David Hauser, Grasshopper’s co-founder, recounted how they took South-by-Southwest by storm, with Jon dressed as a matador and someone else dressed as a bull -- turning heads everywhere they went, gathering attention for Chargify (whose mascot is a bull) at one of the world’s great technology conferences. These tactics reminded me a bit of my times at Monster when Jeff Taylor was still there. Jeff would do all kinds of stunts (water-skiing while being pulled by a blimp is the one that stands out) to garner attention for Monster, and while they made me cringe at times, some of those tactics paid off in huge ways.


Refining the Platform: How to Test and Optimize Your Product and Marketing Channels, David Cancel, Performable

David Cancel is another one of those understated-but-clearly-brilliant guy, and he gave a no-fluff, no-B.S. presentation. Some of the stand-out things he touched on:

  • Generation 1 of marketing was “outbound”, Generation 2 is “inbound”, Generation 3 is “lifecycle” (Here’s a pretty interesting blog post about lifecycle marketing)
  • In David’s opinion, you need to create a data-driven marketing framework to optimize your company for learning.
  • He stressed the importance of having a dashboard. Don’t automate it! Use Google Docs. Keep it simple, keep it cheap. It’s going to be painful: Your teams will spend hours working on it every week, and you’ll find out where you suck the most. And you’ll be better off for it.
  • Multi-variate testing is useless for start-ups, according to Dave. There’s just not enough data for it to be statistically meaningful. Stick with simple A/B testing, with the best kind of test being a “show/no-show” test (i.e., how do things perform when the widget is there, how do things perform when the widget isn’t there). The point of testing is to prove things quickly! And you should never stop testing; it needs to be baked into the culture as a continuous process.


Another interesting thing came from this session. Presumably, David is a quant guy – at least all the companies he’s worked for would tend to indicate that. But he made it clear that there is simply no substitute to getting out there and talking with people face to face, so that you can see when “their eyes light up.” In his words, you have to use both qualitative and quantitative data to test assumptions.

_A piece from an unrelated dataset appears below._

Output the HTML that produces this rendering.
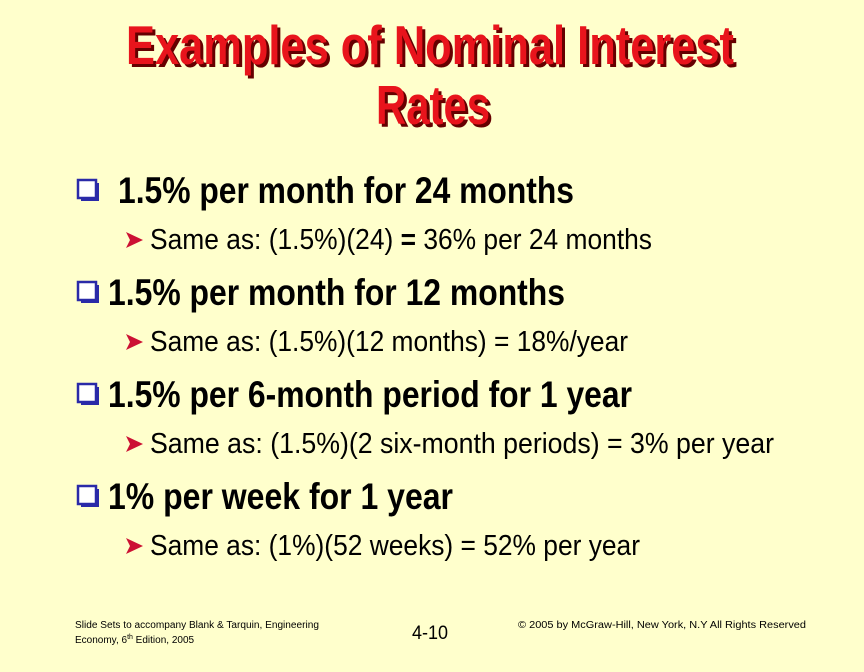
<!DOCTYPE html>
<html><head><meta charset="utf-8"><style>
html,body{margin:0;padding:0;background:#FFFFCC;}
svg{display:block;font-family:"Liberation Sans",Arial,sans-serif;}
</style></head><body>
<svg width="864" height="672" viewBox="0 0 864 672">
<rect width="864" height="672" fill="#FFFFCC"/>
<defs>
<g id="box"><rect x="3" y="3" width="18" height="18" fill="#2a2aa8"/><rect x="0" y="0" width="18" height="18" fill="#ffffff" stroke="#2a2aa8" stroke-width="2.5"/></g>
<g id="arrow"><polygon points="0,0 17,8 0,16 4,8" fill="#cc1133"/></g>
</defs>
<g font-weight="bold" font-size="55">
<text x="433" y="67" text-anchor="middle" fill="#660000" textLength="608" lengthAdjust="spacingAndGlyphs">Examples of Nominal Interest</text>
<text x="430" y="64" text-anchor="middle" fill="#e8141c" textLength="608" lengthAdjust="spacingAndGlyphs">Examples of Nominal Interest</text>
<text x="436" y="127" text-anchor="middle" fill="#660000" textLength="114" lengthAdjust="spacingAndGlyphs">Rates</text>
<text x="433" y="124" text-anchor="middle" fill="#e8141c" textLength="114" lengthAdjust="spacingAndGlyphs">Rates</text>
</g>
<g>
<use href="#box" x="78" y="180"/>
<text x="118" y="203" font-size="37" font-weight="bold" textLength="456" lengthAdjust="spacingAndGlyphs">1.5% per month for 24 months</text>
<use href="#arrow" x="126" y="232"/>
<text x="150" y="249" font-size="29" textLength="502" lengthAdjust="spacingAndGlyphs">Same as: (1.5%)(24) <tspan font-weight="bold">=</tspan> 36% per 24 months</text>
</g>
<g>
<use href="#box" x="78" y="282"/>
<text x="108" y="305" font-size="37" font-weight="bold" textLength="457" lengthAdjust="spacingAndGlyphs">1.5% per month for 12 months</text>
<use href="#arrow" x="126" y="334"/>
<text x="150" y="351" font-size="29" textLength="478" lengthAdjust="spacingAndGlyphs">Same as: (1.5%)(12 months) = 18%/year</text>
</g>
<g>
<use href="#box" x="78" y="384"/>
<text x="108" y="407" font-size="37" font-weight="bold" textLength="524" lengthAdjust="spacingAndGlyphs">1.5% per 6-month period for 1 year</text>
<use href="#arrow" x="126" y="436"/>
<text x="150" y="453" font-size="29" textLength="624" lengthAdjust="spacingAndGlyphs">Same as: (1.5%)(2  six-month periods) = 3% per year</text>
</g>
<g>
<use href="#box" x="78" y="486"/>
<text x="108" y="509" font-size="37" font-weight="bold" textLength="345" lengthAdjust="spacingAndGlyphs">1% per week for 1 year</text>
<use href="#arrow" x="126" y="538"/>
<text x="150" y="555" font-size="29" textLength="490" lengthAdjust="spacingAndGlyphs">Same as: (1%)(52 weeks) = 52% per year</text>
</g>
<g font-size="10">
<text x="75" y="628" textLength="244" lengthAdjust="spacingAndGlyphs">Slide Sets  to accompany Blank &amp; Tarquin, Engineering</text>
<text x="75" y="643">Economy, 6<tspan font-size="7" dy="-4">th</tspan><tspan dy="4"> Edition, 2005</tspan></text>
<text x="430" y="639" font-size="19" text-anchor="middle" textLength="36" lengthAdjust="spacingAndGlyphs">4-10</text>
<text x="518" y="628" textLength="288" lengthAdjust="spacingAndGlyphs">© 2005 by McGraw-Hill, New York, N.Y All Rights Reserved</text>
</g>
</svg>
</body></html>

Making it Happen in a Shoestring: Crowdsourcing Your Marketing Activities -- Ross Kimbarovsky, crowdSPRING 

Ross jumped from being a lawyer to starting crowdSPRING, which crowdsources web design, logo design and writing services. I cannot help but respect someone who believes in a nascent idea in such a powerful way that he walks from stability and swings for the fences with an idea like crowdSPRING. And he also won me over with his view that “planning is over-rated. Just fucking do it” As he said, you’ll learn more in a day of doing it than a month of planning it.

So some specific things that Ross mentioned that stood out as great ideas/concepts:


  • If you’re just trying to do fundamental market research, use Mechanical Turk to conduct incredibly cheap surveys with a broad audience. It’s not perfect, but if nothing else, it’s going to help you refine your questions.
  • If you’re trying to identify specific audiences to do market research and surveys, social media (twitter and blogs) can be amazingly helpful.
  • When doing crowdsourcing, there are a few keys 
  1. Be crystal clear on what you’re looking for. The more direction you’re able to give, the better results will be.
  2. Focus on the right details. Ask questions to figure out what the right details are. Gaining some knowledge in any given field is a good step before crowdsourcing (or outsourcing at all).
  3. Avoid “committeecide”



The day culminated with six awesome entrepreneurs getting up at the front of the room and talking about the lessons they’ve learned starting companies. It was as awesome session with great people:


  • Laura Fitton, oneforty
  • Seth Priebatsch, SCVNGR
  • Ross Kimbarovsky, crowdSPRING
  • Seth Lieberman, Pangea Media
  • Jennifer Hyman, Rent the Runway
  • Nabeel Hyatt, Conduit Labs
  • Matt Lauzon, Gemvara


But I’m closing in on 3,000 words here, so I’m not going to summarize the last session. Suffice it to say, I admire all of them.


It was a tremendous and inspirational day, and I feel lucky to have been part of it.